From Freakonomics which I am currently reading:

It was John Kenneth Galbraith the hyperliterate economic sage, who coined the phrase “conventional wisdom”. He did not consider it a compliment. “We associate truth with convenience,” he wrote, “with what most closely accords with self-interest and personal well-being or promises best to avoid awkward effort or unwelcome dislocation of life. We also find highly acceptable what contributes most to self-esteem.” Economic and social behaviors, Galbraith continued, “are complex, and to comprehend their character is mentally tiring. Therefore we adhere, as though to a raft, to those ideas which represent our understanding.”

So the conventional wisdom in Galbraith’s view must be simple, convenient, comfortable, and comforting- though not necessarily true.

[now two examples that challenge what was and maybe still is conventional thinking]

In 1995 criminologist James Alan Fox wrote a report for the U.S. attorney general that grimly detailed the coming spike in murders by teenagers. […] In the optimistic scenario, he believed, the rate of teen homicide would rise another 15 percent over the next decade; in the pessimistic, it would more than double. […] similarly learned forecasters laid out the same horrible future, as did President Clinton. “We know we’ve got about six years to turn this juvenile crime thing around,” Clinton said […] “to keep body and soul together for people on the streets of these cities.”
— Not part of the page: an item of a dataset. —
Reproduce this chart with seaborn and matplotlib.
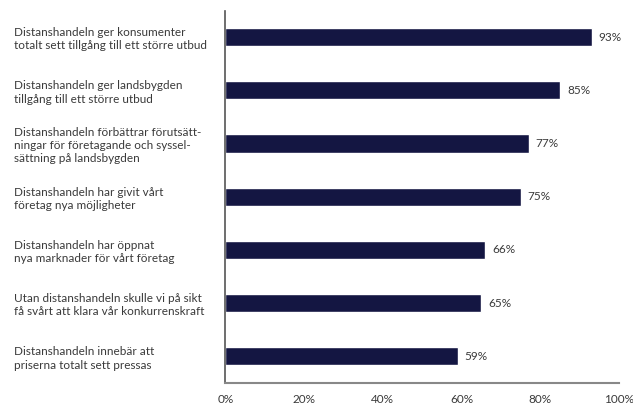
import seaborn as sns
import matplotlib.pyplot as plt
import pandas as pd

sns.set_style('white')
plt.rcParams['font.family'] = ['Lato', 'DejaVu Sans']

# Data
statements = [
    'Distanshandeln ger konsumenter\ntotalt sett tillgång till ett större utbud',
    'Distanshandeln ger landsbygden\ntillgång till ett större utbud',
    'Distanshandeln förbättrar förutsätt-\nningar för företagande och syssel-\nsättning på landsbygden',
    'Distanshandeln har givit vårt\nföretag nya möjligheter',
    'Distanshandeln har öppnat\nnya marknader för vårt företag',
    'Utan distanshandeln skulle vi på sikt\nfå svårt att klara vår konkurrenskraft',
    'Distanshandeln innebär att\npriserna totalt sett pressas',
]
shares = [93, 85, 77, 75, 66, 65, 59]
xticks = [0, 20, 40, 60, 80, 100]

df = pd.DataFrame({'Statement': statements, 'Share': shares})

bar_color = '#141642'
text_color = '#3a3a3a'

fig = plt.figure(figsize=(6.33, 4.04), dpi=100)
ax = fig.add_axes([0.356, 0.052, 0.622, 0.922])

sns.barplot(data=df, x='Share', y='Statement', color=bar_color,
            width=0.34, saturation=1, ax=ax)

# value labels
for i, v in enumerate(shares):
    ax.text(v + 1.8, i, f'{v}%', va='center', ha='left',
            fontsize=8.5, color=text_color)

ax.set_xlim(0, 100)
ax.set_ylim(len(statements) - 0.5, -0.5)
ax.set_xticks(xticks)
ax.set_xticklabels([f'{t}%' for t in xticks], fontsize=8.5, color=text_color)
ax.set_xlabel('')
ax.set_ylabel('')

ax.set_yticks(range(len(statements)))
ax.set_yticklabels(statements, fontsize=8.5, color=text_color,
                   ha='left', linespacing=1.25)
ax.tick_params(axis='y', length=0, pad=152)
ax.tick_params(axis='x', direction='in', length=4, color='#888888',
               width=1, pad=8)

# small tick at top of category axis
ax.set_yticks([-0.5], minor=True)
ax.tick_params(axis='y', which='minor', length=3, color='#555555',
               direction='out', width=1)

for side in ['top', 'right']:
    ax.spines[side].set_visible(False)
ax.spines['left'].set_color('#555555')
ax.spines['left'].set_linewidth(1.2)
ax.spines['bottom'].set_color('#888888')
ax.spines['bottom'].set_linewidth(1.5)

plt.savefig('out.png', dpi=100)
And then instead of going up and up, crime began to fall. […] By 2000 the overall murder rate in the United States had dropped to its lowest level in thrity-five years. So had the rate of just about every other sort of crime, from assault to car theft.

[…] the experts had failed to anticipate the crime drop […] they now hurried to explain it. Most of their theories sounded perfectly logical. It was the roaring 1990s economy […] it was the proliferation of gun control laws […] it was […] innovative policing strategies. [These theories] in short course became conventional wisdom. There was only one problem: they weren’t true.

[turns out the crime drop was because of the legalization of abortion*. many aborted children were to be born into situations where they would be inclined to turn to a life of crime. just as they were to come into their crime prime, they did not exist. thus] the pool of potential criminals had dramatically shrunk.

[example two is shorter; you are welcome]

Conviction rates declined in the 1960s [… and] at the same time politicians were growing increasingly softer on crimes “for fear of sounding racist,” as the economist Gary Becker has written, “since African-Americans and Hispanics commit a disproportionate share of felonies.”

*I do not support this morally. I am still deciding holistically. It seems beneficial socially.